# Start of Data block

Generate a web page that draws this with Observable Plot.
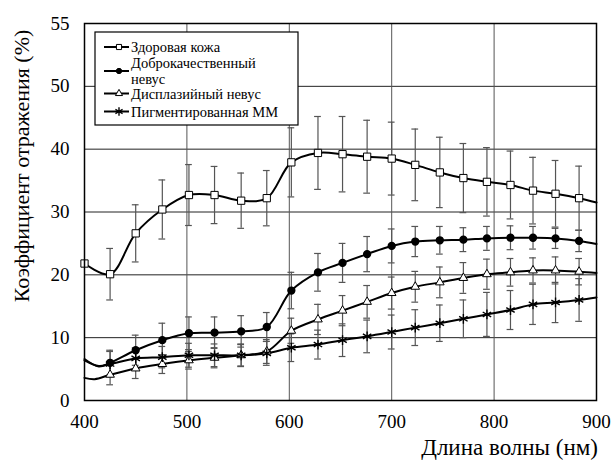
<!DOCTYPE html>
<html><head><meta charset="utf-8">
<script src="https://cdn.jsdelivr.net/npm/d3@7"></script>
<script src="https://cdn.jsdelivr.net/npm/@observablehq/plot@0.6"></script>
<style>body{margin:0;background:#fff;} #chart{width:614px;height:461px;}
#chart svg, #chart svg text{font-family:"Liberation Serif","DejaVu Serif",serif !important;}</style>
</head><body><div id="chart"></div>
<script>
// ---- data ----
const wavelengths = [425,450,476,502,527,553,578,602,628,652,676,700,723,747,770,793,816,838,860,883];

const healthy    = [20.1,26.6,30.4,32.7,32.7,31.8,32.2,37.9,39.4,39.2,38.8,38.5,37.5,36.3,35.4,34.8,34.3,33.4,32.9,32.2];
const healthyErr = [4.1,4.55,4.7,4.85,4.55,4.4,4.4,5.5,5.8,6.0,5.8,5.8,5.7,5.6,5.5,5.45,5.4,5.3,5.3,5.1];
const benign     = [6.0,8.0,9.6,10.7,10.8,11.0,11.7,17.5,20.4,21.9,23.3,24.6,25.3,25.5,25.6,25.8,25.9,25.9,25.8,25.4];
const benignErr  = [2.0,2.4,2.7,2.6,2.5,2.5,2.3,2.9,3.0,3.1,2.8,2.7,2.4,2.2,1.9,1.9,1.9,1.8,1.6,1.7];
const dysplastic    = [4.1,5.1,5.8,6.4,6.8,7.2,7.8,11.1,12.9,14.3,15.7,17.1,18.1,18.8,19.5,20.1,20.4,20.7,20.7,20.5];
const dysplasticErr = [1.6,1.6,1.5,1.4,1.6,1.7,1.9,2.0,2.4,2.4,2.6,2.55,2.45,2.45,2.45,2.4,2.2,2.0,2.15,2.1];
const melanoma    = [5.8,6.7,6.9,7.2,7.2,7.2,7.5,8.4,8.9,9.6,10.2,10.9,11.6,12.3,13.0,13.7,14.4,15.3,15.6,16.0];
const melanomaErr = [2.0,1.7,1.7,1.9,1.8,1.8,1.9,2.2,2.3,2.6,2.6,2.7,2.85,2.9,3.0,3.5,3.1,3.2,3.2,3.4];

// curve points outside the marker positions (line ends and the dip near 410 nm)
const healthyEdgeX = [400, 900];          const healthyEdgeY = [21.8, 31.5];
const benignEdgeX = [400, 414, 900];      const benignEdgeY = [6.6, 5.4, 24.9];
const dysplasticEdgeX = [400, 410, 900];  const dysplasticEdgeY = [3.6, 3.4, 20.3];
const melanomaEdgeX = [400, 414, 900];    const melanomaEdgeY = [6.4, 5.5, 16.4];
const healthyExtraMarkerX = [400];        const healthyExtraMarkerY = [21.8];

const seriesNames = ["Здоровая кожа", "Доброкачественный невус", "Дисплазийный невус", "Пигментированная ММ"];
const legendLines = [["Здоровая кожа"], ["Доброкачественный", "невус"], ["Дисплазийный невус"], ["Пигментированная ММ"]];
const xTicks = [400,500,600,700,800,900];
const yTicks = [0,10,20,30,40,50,60];
const yTickLabels = ["0","10","20","30","40","50","55"];
const xGrid = [500,600,700,800];
const yGrid = [10,20,30,40,50];
const xTitle = "Длина волны (нм)";
const yTitle = "Коэффициент отражения (%)";

// ---- build tables ----
function pointRows(name, vals, errs) {
  return wavelengths.map((x, i) => ({name, x, y: vals[i], lo: vals[i] - errs[i], hi: vals[i] + errs[i]}));
}
function lineRows(name, vals, ex, ey) {
  const pts = wavelengths.map((x, i) => ({name, x, y: vals[i]}));
  ex.forEach((x, i) => pts.push({name, x, y: ey[i]}));
  return pts.sort((a, b) => a.x - b.x);
}
const pH = pointRows(seriesNames[0], healthy, healthyErr);
const pB = pointRows(seriesNames[1], benign, benignErr);
const pD = pointRows(seriesNames[2], dysplastic, dysplasticErr);
const pM = pointRows(seriesNames[3], melanoma, melanomaErr);
const allPts = [...pH, ...pB, ...pD, ...pM];
const lines = [
  ...lineRows(seriesNames[0], healthy, healthyEdgeX, healthyEdgeY),
  ...lineRows(seriesNames[1], benign, benignEdgeX, benignEdgeY),
  ...lineRows(seriesNames[2], dysplastic, dysplasticEdgeX, dysplasticEdgeY),
  ...lineRows(seriesNames[3], melanoma, melanomaEdgeX, melanomaEdgeY)
];
const hMarkers = [...healthyExtraMarkerX.map((x, i) => ({x, y: healthyExtraMarkerY[i]})), ...pH];
const capHalf = 3.3;
const font = "Liberation Serif, DejaVu Serif, serif";

const chart = Plot.plot({
  width: 614, height: 461,
  marginLeft: 84, marginRight: 18, marginTop: 23, marginBottom: 61,
  style: {fontFamily: font, background: "white", color: "black"},
  x: {domain: [400, 900]},
  y: {domain: [0, 60]},
  marks: [
    Plot.ruleY(yGrid, {stroke: "#222", strokeWidth: 1}),
    Plot.ruleX(xGrid, {stroke: "#555", strokeWidth: 1}),
    Plot.ruleX(allPts, {x: "x", y1: "lo", y2: "hi", stroke: "#555", strokeWidth: 1.2}),
    Plot.ruleY(allPts, {y: "hi", x1: d => d.x - capHalf, x2: d => d.x + capHalf, stroke: "#555", strokeWidth: 1.2}),
    Plot.ruleY(allPts, {y: "lo", x1: d => d.x - capHalf, x2: d => d.x + capHalf, stroke: "#555", strokeWidth: 1.2}),
    Plot.line(lines, {x: "x", y: "y", z: "name", curve: "catmull-rom", stroke: "black", strokeWidth: 2}),
    Plot.dot(hMarkers, {x: "x", y: "y", symbol: "square", r: 4.1, fill: "white", stroke: "black", strokeWidth: 1}),
    Plot.dot(pB, {x: "x", y: "y", symbol: "circle", r: 3.4, fill: "black", stroke: "black"}),
    Plot.dot(pD, {x: "x", y: "y", symbol: "triangle", r: 3.2, fill: "white", stroke: "black", strokeWidth: 1}),
    Plot.dot(pM, {x: "x", y: "y", symbol: "asterisk", r: 4.6, stroke: "black", strokeWidth: 1.4}),
    Plot.frame({stroke: "black", strokeWidth: 1.5}),
    Plot.axisX(xTicks, {tickSize: 0, tickPadding: 14, fontSize: 19, label: null}),
    Plot.axisY(yTicks, {tickSize: 0, tickPadding: 15, fontSize: 19, label: null,
      tickFormat: d => yTickLabels[yTicks.indexOf(d)]})
  ]
});
document.getElementById("chart").appendChild(chart);

// ---- axis titles and legend ----
const svg = d3.select(chart);
svg.append("text").text(yTitle)
  .attr("transform", "translate(21.5,166) rotate(-90)")
  .attr("text-anchor", "middle").attr("dominant-baseline", "central")
  .attr("font-size", 22).attr("fill", "black");
svg.append("text").text(xTitle)
  .attr("x", 598).attr("y", 447)
  .attr("text-anchor", "end").attr("dominant-baseline", "central")
  .attr("font-size", 23).attr("fill", "black");

const lg = svg.append("g").attr("font-size", 14.5).attr("text-anchor", "start");
lg.append("rect").attr("x", 95).attr("y", 32).attr("width", 203).attr("height", 93)
  .attr("fill", "white").attr("stroke", "black").attr("stroke-width", 1.2);
const rowY = [47, 71, 93.5, 111.5];
const textY = [[47], [63, 78.5], [94], [111.5]];
const syms = [d3.symbolSquare, d3.symbolCircle, d3.symbolTriangle, d3.symbolAsterisk];
const symFill = ["white", "black", "white", "none"];
const symSize = [26, 22, 22, 48];
seriesNames.forEach((name, i) => {
  lg.append("line").attr("x1", 104).attr("x2", 129).attr("y1", rowY[i]).attr("y2", rowY[i])
    .attr("stroke", "black").attr("stroke-width", 2);
  lg.append("path").attr("d", d3.symbol(syms[i], symSize[i])())
    .attr("transform", `translate(119,${rowY[i]})`)
    .attr("fill", symFill[i]).attr("stroke", "black").attr("stroke-width", i === 3 ? 1.4 : 1);
  legendLines[i].forEach((t, j) => {
    lg.append("text").text(t).attr("x", 131).attr("y", textY[i][j])
      .attr("text-anchor", "start").attr("dominant-baseline", "central").attr("fill", "black");
  });
});
</script>
</body></html>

# End of Data block

Task goal
Omitting all pictures, restate exactly the lines of the material from its start through the line that contains "const healthyExtraMarkerX = [400];".

Solution to the exercise
Generate a web page that draws this with Observable Plot.
<!DOCTYPE html>
<html><head><meta charset="utf-8">
<script src="https://cdn.jsdelivr.net/npm/d3@7"></script>
<script src="https://cdn.jsdelivr.net/npm/@observablehq/plot@0.6"></script>
<style>body{margin:0;background:#fff;} #chart{width:614px;height:461px;}
#chart svg, #chart svg text{font-family:"Liberation Serif","DejaVu Serif",serif !important;}</style>
</head><body><div id="chart"></div>
<script>
// ---- data ----
const wavelengths = [425,450,476,502,527,553,578,602,628,652,676,700,723,747,770,793,816,838,860,883];

const healthy    = [20.1,26.6,30.4,32.7,32.7,31.8,32.2,37.9,39.4,39.2,38.8,38.5,37.5,36.3,35.4,34.8,34.3,33.4,32.9,32.2];
const healthyErr = [4.1,4.55,4.7,4.85,4.55,4.4,4.4,5.5,5.8,6.0,5.8,5.8,5.7,5.6,5.5,5.45,5.4,5.3,5.3,5.1];
const benign     = [6.0,8.0,9.6,10.7,10.8,11.0,11.7,17.5,20.4,21.9,23.3,24.6,25.3,25.5,25.6,25.8,25.9,25.9,25.8,25.4];
const benignErr  = [2.0,2.4,2.7,2.6,2.5,2.5,2.3,2.9,3.0,3.1,2.8,2.7,2.4,2.2,1.9,1.9,1.9,1.8,1.6,1.7];
const dysplastic    = [4.1,5.1,5.8,6.4,6.8,7.2,7.8,11.1,12.9,14.3,15.7,17.1,18.1,18.8,19.5,20.1,20.4,20.7,20.7,20.5];
const dysplasticErr = [1.6,1.6,1.5,1.4,1.6,1.7,1.9,2.0,2.4,2.4,2.6,2.55,2.45,2.45,2.45,2.4,2.2,2.0,2.15,2.1];
const melanoma    = [5.8,6.7,6.9,7.2,7.2,7.2,7.5,8.4,8.9,9.6,10.2,10.9,11.6,12.3,13.0,13.7,14.4,15.3,15.6,16.0];
const melanomaErr = [2.0,1.7,1.7,1.9,1.8,1.8,1.9,2.2,2.3,2.6,2.6,2.7,2.85,2.9,3.0,3.5,3.1,3.2,3.2,3.4];

// curve points outside the marker positions (line ends and the dip near 410 nm)
const healthyEdgeX = [400, 900];          const healthyEdgeY = [21.8, 31.5];
const benignEdgeX = [400, 414, 900];      const benignEdgeY = [6.6, 5.4, 24.9];
const dysplasticEdgeX = [400, 410, 900];  const dysplasticEdgeY = [3.6, 3.4, 20.3];
const melanomaEdgeX = [400, 414, 900];    const melanomaEdgeY = [6.4, 5.5, 16.4];
const healthyExtraMarkerX = [400];        const healthyExtraMarkerY = [21.8];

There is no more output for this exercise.